Il meccanismo, però, dell’elezione diretta dei Sindaci e dei Presidenti delle Regioni ha compulsato un simile effetto perverso, perché ha conferito nuovo protagonismo a chi, eletto direttamente dall’elettorato civile, poi incontra difficoltà non irrilevanti, quando deve affrontare i problemi della programmazione e, soprattutto, dell’implementazione degli indirizzi amministrativi, sposati al momento della richiesta del voto.

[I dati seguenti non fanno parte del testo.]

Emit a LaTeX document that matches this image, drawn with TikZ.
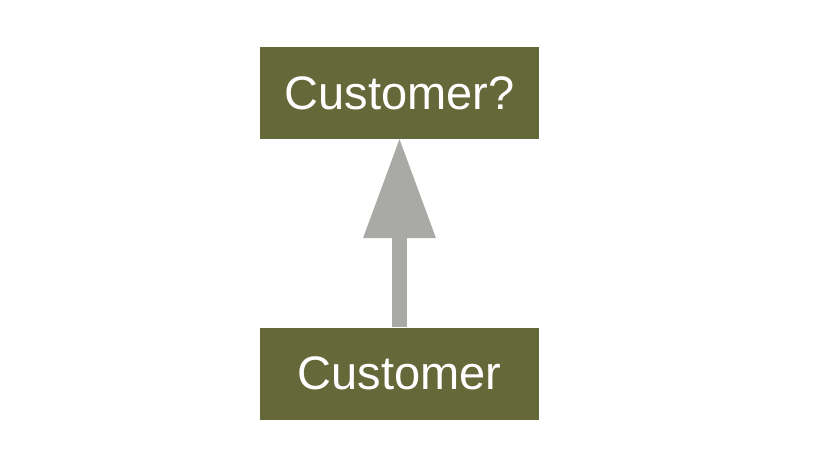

Talora, si sono creati, in modo sempre meno utile per i cittadini, dei leader in posizione solitaria al comando, costretti a navigare fra i flutti del precedente cattivo governo e le esigenze di vasti strati della popolazione, che si atteggia sempre più tristemente come “cliente” e non come interlocutore, alla pari, della Pubblica Amministrazione e del potere politico, che ne è a capo.
Cosa fare, allora?
Purtroppo, il meccanismo presidenzialistico non solo non si è arrestato agli Enti Locali, ma si è, progressivamente, esteso anche alla politica nazionale, per cui, da più parti, si chiede che il Premier possa divenire il Sindaco d’Italia.
Una siffatta tendenza non potrà che creare ulteriori disagi e malfunzionamenti, quando naturalmente il Paese dovrà scontrarsi con problematiche così complesse, in riferimento alle quali le competenze esclusive del leader non sono sufficienti, meritando di essere integrate dalle giuste mediazioni, partitiche ed istituzionali, che gli automatismi di un tempo garantivano, invero, in modo più che soddisfacente.
Forse, per semplificare, si è distrutto un sistema, comunque, migliore di quello odierno?
O, forse, si è scoperto, con qualche anno di ritardo, che le complessità della buona politica e della corretta amministrazione non possono essere ridotte all’unicità di un’intelligenza, perfino quando questa può ritenersi brillante ed, almeno teoricamente, all’altezza dell’arduo compito?